The Viennese
Coffee House Culture
When the Turks
left Vienna in 1683 after an unsuccessful siege of the city, they left behind
bags of coffee beans, and these beans mark the beginning of the Viennese coffee
house culture (Kafeehauskultur), which has survived, unparalleled, to the
present day.
If Vienna was not
the first European city to open a ‘coffee house’, or Kaffeehaus, she knew
better than any other to develop a culture around this fine beverage.
One thing is
certain: it was an Armenian of the name Diodato who opened a café around 1700
which had a large number of characteristics that continue to mark such
establishments even today: the glass of water served with each cup of coffee,
the pool table, the possibility of playing cards, and a wide selection of
foreign and national newspapers freely available to consumers.
The beginnings of
the industrial revolution gave rise to the luxury of spending several hours
over a single cup of coffee. Due to the raging housing crisis, the living room
was a rare commodity at the time, and many workers had to share the same bed.
When they neither worked nor slept, they would sit in coffee houses for hours.
Another pioneer of the coffee house culture, in 1788 Michael Diegand was the
first to organise a ‘café concert’. His contemporaries frequented the concerts,
as well as the coffee house.

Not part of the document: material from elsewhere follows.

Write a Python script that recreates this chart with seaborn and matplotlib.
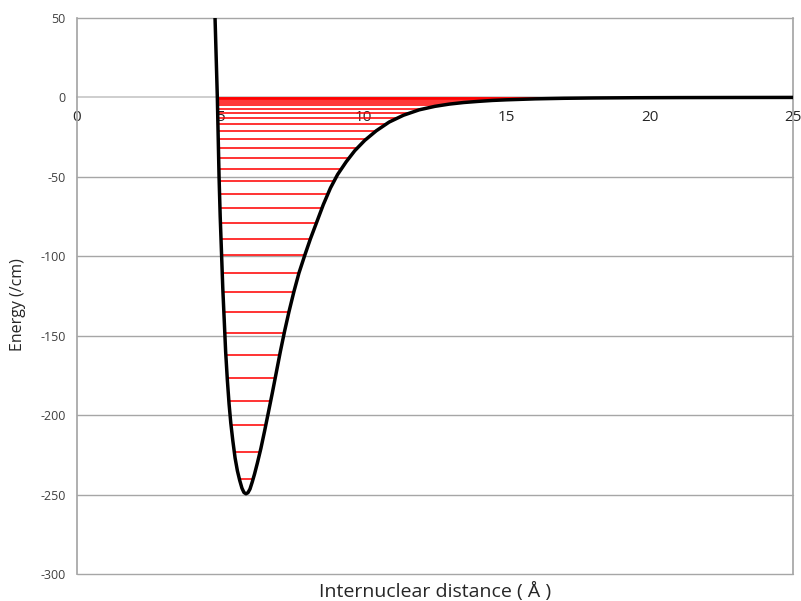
import numpy as np
import pandas as pd
import matplotlib
matplotlib.use("Agg")
import matplotlib.pyplot as plt
import seaborn as sns

# Potential curve (Å, /cm)
curve_x = [4.82, 4.86, 4.90, 4.93, 4.96, 5.00, 5.05, 5.09, 5.14, 5.19, 5.25, 5.31,
           5.37, 5.44, 5.52, 5.60, 5.68, 5.76, 5.83, 5.90,
           5.97, 6.04, 6.12, 6.20, 6.30, 6.42, 6.55, 6.68, 6.82, 6.96, 7.10, 7.25,
           7.40, 7.57, 7.75, 7.95, 8.15, 8.37, 8.60, 8.85, 9.10, 9.40, 9.70, 10.05,
           10.45, 10.90, 11.40, 11.95, 12.50, 13.00, 13.50, 14.00, 14.50, 15.00,
           16.00, 17.00, 18.00, 19.50, 21.00, 23.00, 25.00]
curve_y = [50, 25, 0, -25, -50, -75, -100, -120, -140, -160, -178, -193,
           -205, -216, -227, -235, -241, -246, -248.7, -249.5,
           -248.8, -246.5, -242, -237, -230, -221, -210, -198.5, -186, -173, -160, -147,
           -135, -122.5, -110.5, -99.5, -89, -78.5, -67.5, -57, -48.5, -40.5, -33.5, -27,
           -21, -15.5, -11.2, -7.8, -5.6, -4.2, -3.2, -2.5, -1.9, -1.5,
           -0.9, -0.55, -0.35, -0.18, -0.1, -0.04, 0]

# Vibrational level energies (/cm)
levels = [-240, -223, -206.5, -191, -176.5, -162, -148.5, -135, -122.5, -110.5,
          -99.5, -89, -79, -69.5, -60.7, -52.5, -45, -38.2, -32, -26, -21,
          -16.6, -12.8, -9.5, -7, -5, -3.4, -2.2, -1.3, -0.7, -0.3, -0.1]

x_ticks = [0, 5, 10, 15, 20, 25]
y_ticks = [-300, -250, -200, -150, -100, -50, 0, 50]

sns.set_theme(style="white")
plt.rcParams["font.family"] = ["Open Sans", "DejaVu Sans"]
plt.rcParams["axes.unicode_minus"] = False

fig = plt.figure(figsize=(8.01, 6.01), dpi=100)
ax = fig.add_axes([77 / 801, 27 / 601, (793 - 77) / 801, (574 - 18) / 601])

# turning points from the read curve
cx = np.array(curve_x)
cy = np.array(curve_y)
imin = int(np.argmin(cy))
lx, ly = cx[:imin + 1], cy[:imin + 1]
rx, ry = cx[imin:], cy[imin:]
lev = np.array(levels)
left_tp = np.interp(lev, ly[::-1], lx[::-1])
right_tp = np.interp(lev, ry, rx)

# gridlines
for yt in y_ticks:
    if yt == 0:
        continue
    ax.axhline(yt, color="#a6a6a6", lw=1.0, zorder=0, clip_on=False)

ax.hlines(lev, left_tp, right_tp, colors="#ff0000", lw=1.4, alpha=0.8, zorder=2)

df = pd.DataFrame({"r": curve_x, "E": curve_y})
sns.lineplot(data=df, x="r", y="E", sort=False, estimator=None, color="black",
             lw=2.5, ax=ax, zorder=3)

ax.set_xlim(0, 25)
ax.set_ylim(-300, 50)
ax.set_xticks(x_ticks)
ax.set_yticks(y_ticks)
ax.set_xticklabels([str(t) for t in x_ticks], fontsize=10, color="#404040")
ax.set_yticklabels([str(t) for t in y_ticks], fontsize=9, color="#404040")

ax.spines["bottom"].set_position(("data", 0))
ax.spines["bottom"].set_color("#c8c8c8")
ax.spines["bottom"].set_zorder(1)
ax.spines["left"].set_color("#a6a6a6")
ax.spines["right"].set_color("#a6a6a6")
ax.spines["top"].set_visible(False)
ax.tick_params(axis="x", length=0, pad=9)
ax.tick_params(axis="y", length=0, pad=8)

ax.set_xlabel("")
ax.set_ylabel("")
fig.text(0.5 * (77 + 793) / 801, 1 - 591 / 601, "Internuclear distance ( Å )",
         ha="center", va="center", fontsize=14, color="#262626")
fig.text(18 / 801, 1 - 305 / 601, "Energy (/cm)", rotation=90,
         ha="center", va="center", fontsize=11.5, color="#262626")

fig.savefig("out.png", dpi=100)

It is therefore not surprising that Mozart himself
played some of his works in a Kaffeehaus, as did Beethoven, Johann Strauss Jr.,
and Johann Lanner.
In the late 19th
and early 20th centuries, another component of the coffee house culture evolved
which continues to inspire many authors to follow in the footsteps of their
predecessors.
A visit to a
Kaffeehaus requires one thing only: a lot of time! If you do not have enough of
it, the waiter might approach you and say, charmingly: "Guests who leave before
they have even arrived are multiplying like rabbits! They wish to taste their
boiled beef before they have even ordered it. No, no – that’s not the way it
works! This is no life, it is a race.”